# [Work to be completed]
Nothing outside the lines from the one containing "Convert this chart to Apache ECharts code." down to the one containing "const flagPath = 'M0" belongs in the copy; print that span exactly, both ends included, with pictures removed.

— begin Excerpted records —

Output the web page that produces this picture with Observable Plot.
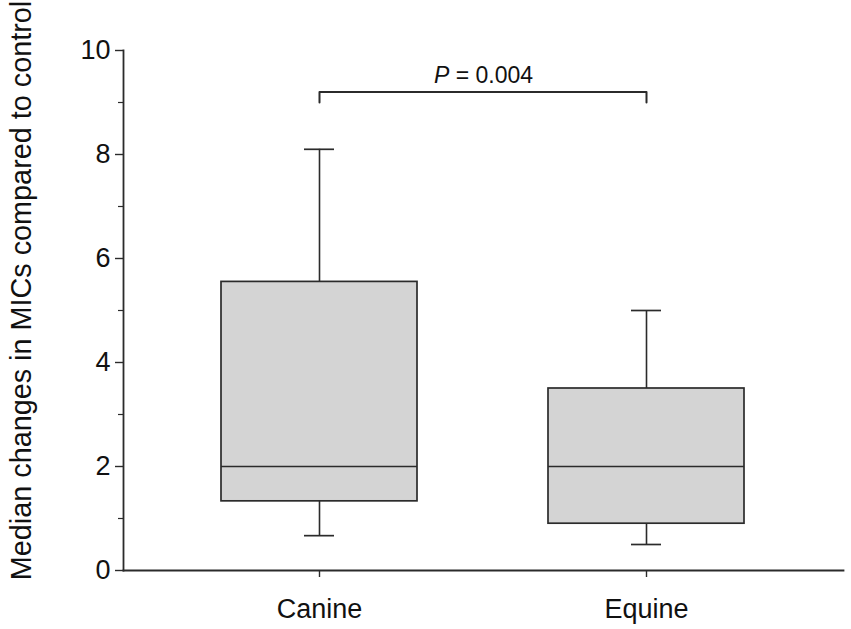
<!DOCTYPE html>
<html>
<head>
<meta charset="utf-8">
<script src="https://cdn.jsdelivr.net/npm/d3@7"></script>
<script src="https://cdn.jsdelivr.net/npm/@observablehq/plot@0.6"></script>
<style>
  html, body { margin: 0; padding: 0; background: #fff; }
  #chart { width: 851px; height: 629px; }
</style>
</head>
<body>
<div id="chart"></div>
<script>
// ---- data ----
const categories = ["Canine", "Equine"];
const whiskerLow = [0.67, 0.5];
const q1 = [1.33, 0.9];
const median = [2, 2];
const q3 = [5.55, 3.5];
const whiskerHigh = [8.1, 5.0];

const yTicks = [0, 2, 4, 6, 8, 10];
const yMinorTicks = [1, 3, 5, 7, 9];
const yLabel = "Median changes in MICs compared to control";

const bracketGroups = ["Canine", "Equine"];
const bracketLevel = 9.2;
const bracketDrop = 9.0;
const pSymbol = "P";
const pRest = " = 0.004";
const pLevel = 9.5;

// ---- tables built from the arrays ----
const rows = categories.map((c, i) => ({
  group: c, lo: whiskerLow[i], q1: q1[i], med: median[i], q3: q3[i], hi: whiskerHigh[i]
}));
const bracketPts = [
  {x: bracketGroups[0], y: bracketDrop},
  {x: bracketGroups[0], y: bracketLevel},
  {x: bracketGroups[1], y: bracketLevel},
  {x: bracketGroups[1], y: bracketDrop}
];

const ink = "#2b2b2b";

const chart = Plot.plot({
  width: 851,
  height: 629,
  marginLeft: 123,
  marginRight: 8,
  marginTop: 50,
  marginBottom: 59,
  style: {fontFamily: "'Liberation Sans', Arial, sans-serif", fontSize: "27px", color: "#111", background: "#fff"},
  x: {domain: categories, paddingInner: 0.4, paddingOuter: 0.3, label: null},
  y: {domain: [0, 10], label: null},
  marks: [
    Plot.frame({anchor: "left", stroke: ink, strokeWidth: 1.8}),
    Plot.frame({anchor: "bottom", stroke: ink, strokeWidth: 1.8}),
    Plot.axisY({ticks: yTicks, tickSize: 8, tickPadding: 5, fontSize: 27, label: null, stroke: ink, strokeWidth: 1.4}),
    Plot.axisY({ticks: yMinorTicks, tickSize: 5, tickFormat: () => "", label: null, stroke: ink, strokeWidth: 1.2}),
    Plot.axisX({tickSize: 7, tickPadding: 21, fontSize: 27, label: null, stroke: ink, strokeWidth: 1.4}),
    Plot.ruleX(rows, {x: "group", y1: "lo", y2: "q1", stroke: ink, strokeWidth: 1.6}),
    Plot.ruleX(rows, {x: "group", y1: "q3", y2: "hi", stroke: ink, strokeWidth: 1.6}),
    Plot.tickY(rows, {x: "group", y: "lo", insetLeft: 83, insetRight: 83, stroke: ink, strokeWidth: 1.7}),
    Plot.tickY(rows, {x: "group", y: "hi", insetLeft: 83, insetRight: 83, stroke: ink, strokeWidth: 1.7}),
    Plot.barY(rows, {x: "group", y1: "q1", y2: "q3", fill: "#d4d4d4", stroke: ink, strokeWidth: 1.7}),
    Plot.tickY(rows, {x: "group", y: "med", stroke: ink, strokeWidth: 1.7}),
    Plot.line(bracketPts, {x: "x", y: "y", stroke: ink, strokeWidth: 2}),
    Plot.text([pSymbol + pRest], {y: () => pLevel, text: d => d, fontSize: 23, fill: "#111", lineAnchor: "bottom", dy: 6}),
    Plot.text([yLabel], {frameAnchor: "left", textAnchor: "middle", rotate: -90, dx: -102, dy: -20, fontSize: 28.8, fill: "#111", text: d => d})
  ]
});

// italicise the P in the p-value annotation
d3.select(chart).selectAll("text").each(function () {
  if (this.textContent === pSymbol + pRest) {
    const t = d3.select(this);
    t.text(null);
    t.append("tspan").attr("font-style", "italic").text(pSymbol);
    t.append("tspan").text(pRest);
  }
});

document.getElementById("chart").appendChild(chart);
</script>
</body>
</html>
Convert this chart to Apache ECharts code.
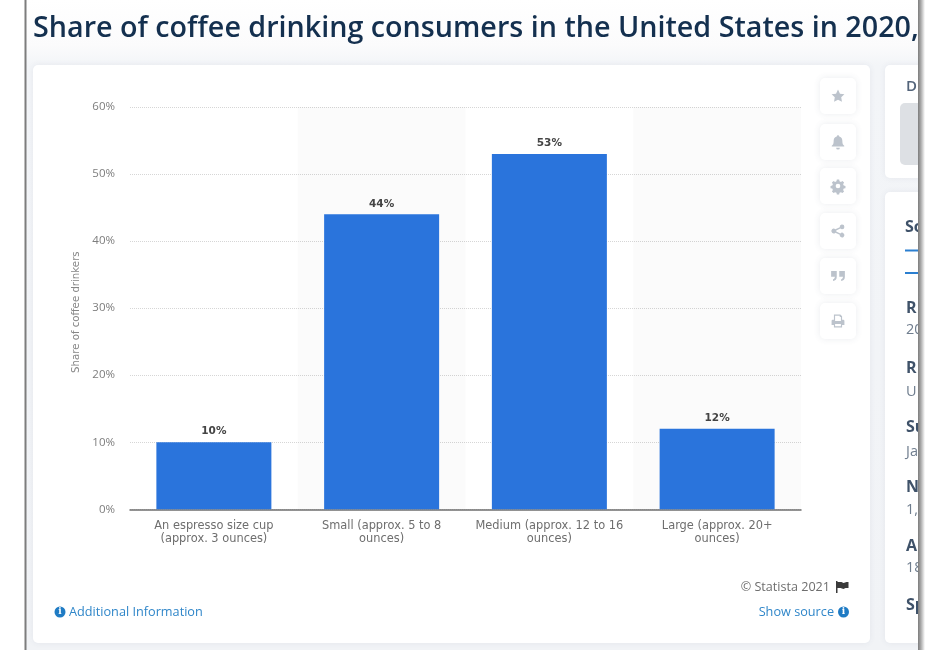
<!DOCTYPE html>
<html>
<head>
<meta charset="utf-8">
<style>html,body{margin:0;padding:0;background:#fff}#chart{width:940px;height:650px}</style>
<script src="https://cdn.jsdelivr.net/npm/echarts@6/dist/echarts.min.js"></script>
</head>
<body>
<div id="chart"></div>
<script>
// Coffee cup size preferences among US coffee drinkers
const categories = [
  'An espresso size cup\n(approx. 3 ounces)',
  'Small (approx. 5 to 8\nounces)',
  'Medium (approx. 12 to 16\nounces)',
  'Large (approx. 20+\nounces)'
];
const shares = [10, 44, 53, 12];
const yTicks = { min: 0, max: 60, interval: 10 };
const titleText = 'Share of coffee drinking consumers in the United States in 2020,';
const yAxisName = 'Share of coffee drinkers';
const sidePanelRows = [
  ['R', '20', 308, 330], ['R', 'U', 368, 392], ['Su', 'Ja', 427, 452],
  ['N', '1,', 487, 510], ['A', '18', 546, 568], ['Sp', '', 605, 0]
];

const BLUE = '#2a74dc';
const LINK = '#2f86c9';
const UI_FONT = '"Open Sans", sans-serif';
const CHART_FONT = '"DejaVu Sans", sans-serif';

// Toolbar glyphs on a 24-unit box: star, bell, gear, share, quote and print
const iconPaths = [
  'M12 1l3.4 7 7.6 1-5.5 5.3 1.3 7.7L12 18.4 5.2 22l1.3-7.7L1 9l7.6-1z',
  'M12 1a2 2 0 0 1 2 2c4 1 5 4 5 8 0 4 1 5 3 7v1H2v-1c2-2 3-3 3-7 0-4 1-7 5-8a2 2 0 0 1 2-2zM9 21h6a3 3 0 0 1-6 0z',
  'M10 1h4l.6 3 2.4 1 2.6-1.6 2.8 2.8-1.6 2.6 1 2.4 3 .6v4l-3 .6-1 2.4 1.6 2.6-2.8 2.8-2.6-1.6-2.4 1-.6 3h-4l-.6-3-2.4-1-2.6 1.6-2.8-2.8 1.6-2.6-1-2.4-3-.6v-4l3-.6 1-2.4-1.6-2.6 2.8-2.8 2.6 1.6 2.4-1zM12 8a4 4 0 1 0 0 8 4 4 0 0 0 0-8z',
  'M19 1a4 4 0 1 1-3 6.7l-7.1 3.3a4 4 0 0 1 0 2l7.1 3.3a4 4 0 1 1-1 2l-7.500-3.500a4 4 0 1 1 0-5.600L15 5.700A4 4 0 0 1 19 1z',
  'M1 4h9v9c0 4-2 6-6 7v-3c2-.5 3-2 3-4H1zM14 4h9v9c0 4-2 6-6 7v-3c2-.5 3-2 3-4h-6z',
  'M5 1h11l3 3v6h2a2 2 0 0 1 2 2v7h-4v4H5v-4H1v-7a2 2 0 0 1 2-2h2zM7 3v9h10V5h-2V3zM7 17v4h10v-4z'
];
const iconBoxes = [
  [78, 14], [124, 15], [168, 14], [213, 14], [258, 15], [303, 14]
];
const flagPath = 'M0 0h1.5v1h4l2 1 3-1h2v6h-3l-2 1-3-1h-3v5H0z';

// Path outlines become named shape classes so graphic elements can use them
iconPaths.forEach((d, i) => echarts.graphic.registerShape('toolbarIcon' + i, echarts.graphic.extendPath(d, {})));
echarts.graphic.registerShape('flagIcon', echarts.graphic.extendPath(flagPath, {}));

function infoIcon(cx, cy) {
  return [
    { type: 'circle', z: 3, shape: { cx, cy, r: 5.5 }, style: { fill: '#1f7bc4' } },
    { type: 'text', z: 4, style: { x: cx, y: cy, text: 'i', fill: '#fff', font: 'bold 9px "DejaVu Serif", serif', align: 'center', verticalAlign: 'middle' } }
  ];
}

const pageBack = [
  { type: 'rect', z: -20, shape: { x: 0, y: 0, width: 940, height: 650 }, style: { fill: '#ffffff' } },
  { type: 'rect', z: -19, shape: { x: 26, y: 0, width: 893, height: 650 },
    style: { fill: { type: 'linear', x: 0, y: 0, x2: 0, y2: 1, colorStops: [
      { offset: 0, color: '#ffffff' }, { offset: 0.07, color: '#fbfbfc' }, { offset: 0.1, color: '#f3f5f8' }, { offset: 1, color: '#f1f3f6' }
    ] } } },
  { type: 'rect', z: -18, shape: { x: 33, y: 65, width: 837, height: 578, r: 5 },
    style: { fill: '#ffffff', shadowBlur: 6, shadowColor: 'rgba(60,80,110,0.08)' } },
  { type: 'rect', z: -18, shape: { x: 885, y: 65, width: 60, height: 113, r: 5 },
    style: { fill: '#ffffff', shadowBlur: 6, shadowColor: 'rgba(60,80,110,0.08)' } },
  { type: 'rect', z: -18, shape: { x: 885, y: 192, width: 60, height: 451, r: 5 },
    style: { fill: '#ffffff', shadowBlur: 6, shadowColor: 'rgba(60,80,110,0.08)' } },
  { type: 'rect', z: -17, shape: { x: 900, y: 103, width: 30, height: 62, r: 5 }, style: { fill: '#dde0e4' } },
  { type: 'rect', z: 1, shape: { x: 905, y: 249.5, width: 25, height: 2 }, style: { fill: '#2b7fd0' } },
  { type: 'rect', z: 1, shape: { x: 905, y: 272, width: 25, height: 2 }, style: { fill: '#2b7fd0' } }
];

const pageText = [
  { type: 'text', z: 2, style: { x: 33, y: 29, text: titleText, fill: '#14304f', font: '600 28.7px ' + UI_FONT, verticalAlign: 'middle' } },
  { type: 'text', z: 2, style: { x: 906, y: 87, text: 'D', fill: '#53647a', font: '600 15px ' + UI_FONT, verticalAlign: 'middle' } },
  { type: 'text', z: 2, style: { x: 905, y: 227, text: 'So', fill: '#3f5269', font: 'bold 16px ' + UI_FONT, verticalAlign: 'middle' } },
  { type: 'text', z: 2, style: { x: 830, y: 587, text: '© Statista 2021', fill: '#6e6e6e', font: '12.6px ' + UI_FONT, align: 'right', verticalAlign: 'middle' } },
  { type: 'flagIcon', z: 2, x: 836, y: 581, style: { fill: '#3a3a3a' } },
  { type: 'text', z: 2, style: { x: 69, y: 612, text: 'Additional Information', fill: LINK, font: '12.7px ' + UI_FONT, verticalAlign: 'middle' } },
  { type: 'text', z: 2, style: { x: 834, y: 612, text: 'Show source', fill: LINK, font: '12.7px ' + UI_FONT, align: 'right', verticalAlign: 'middle' } },
  ...infoIcon(60, 612),
  ...infoIcon(843.5, 612)
];

const sideRows = sidePanelRows.flatMap(([head, value, y1, y2]) => {
  const row = [{ type: 'text', z: 2, style: { x: 906, y: y1, text: head, fill: '#3f5269', font: 'bold 16px ' + UI_FONT, verticalAlign: 'middle' } }];
  if (value) row.push({ type: 'text', z: 2, style: { x: 906, y: y2, text: value, fill: '#6f7d8e', font: '14.5px ' + UI_FONT, verticalAlign: 'middle' } });
  return row;
});

const toolbar = iconBoxes.flatMap(([top, size], i) => [
  { type: 'rect', z: 1, shape: { x: 820, y: top, width: 36, height: 36, r: 5 },
    style: { fill: '#ffffff', shadowBlur: 7, shadowColor: 'rgba(60,80,110,0.11)' } },
  { type: 'toolbarIcon' + i, z: 2, x: 838 - size / 2, y: top + 18 - size / 2, scaleX: size / 24, scaleY: size / 24,
    style: { fill: '#bcc3cc' } }
]);

// Soft edge where the page is cut off on the right, which also hides overflowing text
const rightEdge = [
  { type: 'rect', z: 20, shape: { x: 918, y: 0, width: 22, height: 650 }, style: { fill: '#ffffff' } },
  { type: 'rect', z: 21, shape: { x: 918, y: 0, width: 7, height: 650 },
    style: { fill: { type: 'linear', x: 0, y: 0, x2: 1, y2: 0, colorStops: [
      { offset: 0, color: '#7c7c7c' }, { offset: 0.4, color: '#a8a8a8' }, { offset: 1, color: '#ffffff' }
    ] } } },
  { type: 'rect', z: 21, shape: { x: 24.5, y: 0, width: 2, height: 650 }, style: { fill: '#7d7d7d' } }
];

const chart = echarts.init(document.getElementById('chart'), null, { renderer: 'canvas' });
chart.setOption({
  animation: false,
  backgroundColor: 'transparent',
  textStyle: { fontFamily: UI_FONT },
  grid: { left: 130, right: 139, top: 107, height: 402.3, containLabel: false },
  xAxis: {
    type: 'category',
    data: categories,
    axisTick: { show: false },
    axisLine: { lineStyle: { color: '#6f6f6f', width: 1.5 } },
    axisLabel: { color: '#6e6e6e', fontFamily: CHART_FONT, fontSize: 11.4, lineHeight: 13, margin: 10, interval: 0 },
    splitArea: { show: true, areaStyle: { color: ['rgba(0,0,0,0)', 'rgba(0,0,0,0.015)'] } }
  },
  yAxis: {
    type: 'value',
    min: yTicks.min,
    max: yTicks.max,
    interval: yTicks.interval,
    name: yAxisName,
    nameLocation: 'middle',
    nameGap: 48,
    nameRotate: 90,
    nameTextStyle: { color: '#868686', fontFamily: CHART_FONT, fontSize: 10.2, padding: [0, 8, 0, 0] },
    axisLine: { show: false },
    axisTick: { show: false },
    axisLabel: { color: '#7d7d7d', fontFamily: UI_FONT, fontSize: 11.5, margin: 15, padding: [2, 0, 0, 0], formatter: '{value}%' },
    splitLine: { lineStyle: { color: '#d6d6d6', type: 'dotted', width: 1 } }
  },
  series: [{
    type: 'bar',
    data: shares,
    barWidth: 115,
    itemStyle: { color: BLUE },
    label: {
      show: true,
      position: 'top',
      distance: 5,
      formatter: '{c}%',
      color: '#444444',
      fontFamily: CHART_FONT,
      fontWeight: 'bold',
      fontSize: 10.5
    }
  }],
  graphic: { elements: [...pageBack, ...pageText, ...sideRows, ...toolbar, ...rightEdge] }
});
</script>
</body>
</html>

— end Excerpted records —

# [Exercise answer]
Convert this chart to Apache ECharts code.
<!DOCTYPE html>
<html>
<head>
<meta charset="utf-8">
<style>html,body{margin:0;padding:0;background:#fff}#chart{width:940px;height:650px}</style>
<script src="https://cdn.jsdelivr.net/npm/echarts@6/dist/echarts.min.js"></script>
</head>
<body>
<div id="chart"></div>
<script>
// Coffee cup size preferences among US coffee drinkers
const categories = [
  'An espresso size cup\n(approx. 3 ounces)',
  'Small (approx. 5 to 8\nounces)',
  'Medium (approx. 12 to 16\nounces)',
  'Large (approx. 20+\nounces)'
];
const shares = [10, 44, 53, 12];
const yTicks = { min: 0, max: 60, interval: 10 };
const titleText = 'Share of coffee drinking consumers in the United States in 2020,';
const yAxisName = 'Share of coffee drinkers';
const sidePanelRows = [
  ['R', '20', 308, 330], ['R', 'U', 368, 392], ['Su', 'Ja', 427, 452],
  ['N', '1,', 487, 510], ['A', '18', 546, 568], ['Sp', '', 605, 0]
];

const BLUE = '#2a74dc';
const LINK = '#2f86c9';
const UI_FONT = '"Open Sans", sans-serif';
const CHART_FONT = '"DejaVu Sans", sans-serif';

// Toolbar glyphs on a 24-unit box: star, bell, gear, share, quote and print
const iconPaths = [
  'M12 1l3.4 7 7.6 1-5.5 5.3 1.3 7.7L12 18.4 5.2 22l1.3-7.7L1 9l7.6-1z',
  'M12 1a2 2 0 0 1 2 2c4 1 5 4 5 8 0 4 1 5 3 7v1H2v-1c2-2 3-3 3-7 0-4 1-7 5-8a2 2 0 0 1 2-2zM9 21h6a3 3 0 0 1-6 0z',
  'M10 1h4l.6 3 2.4 1 2.6-1.6 2.8 2.8-1.6 2.6 1 2.4 3 .6v4l-3 .6-1 2.4 1.6 2.6-2.8 2.8-2.6-1.6-2.4 1-.6 3h-4l-.6-3-2.4-1-2.6 1.6-2.8-2.8 1.6-2.6-1-2.4-3-.6v-4l3-.6 1-2.4-1.6-2.6 2.8-2.8 2.6 1.6 2.4-1zM12 8a4 4 0 1 0 0 8 4 4 0 0 0 0-8z',
  'M19 1a4 4 0 1 1-3 6.7l-7.1 3.3a4 4 0 0 1 0 2l7.1 3.3a4 4 0 1 1-1 2l-7.500-3.500a4 4 0 1 1 0-5.600L15 5.700A4 4 0 0 1 19 1z',
  'M1 4h9v9c0 4-2 6-6 7v-3c2-.5 3-2 3-4H1zM14 4h9v9c0 4-2 6-6 7v-3c2-.5 3-2 3-4h-6z',
  'M5 1h11l3 3v6h2a2 2 0 0 1 2 2v7h-4v4H5v-4H1v-7a2 2 0 0 1 2-2h2zM7 3v9h10V5h-2V3zM7 17v4h10v-4z'
];
const iconBoxes = [
  [78, 14], [124, 15], [168, 14], [213, 14], [258, 15], [303, 14]
];
const flagPath = 'M0 0h1.5v1h4l2 1 3-1h2v6h-3l-2 1-3-1h-3v5H0z';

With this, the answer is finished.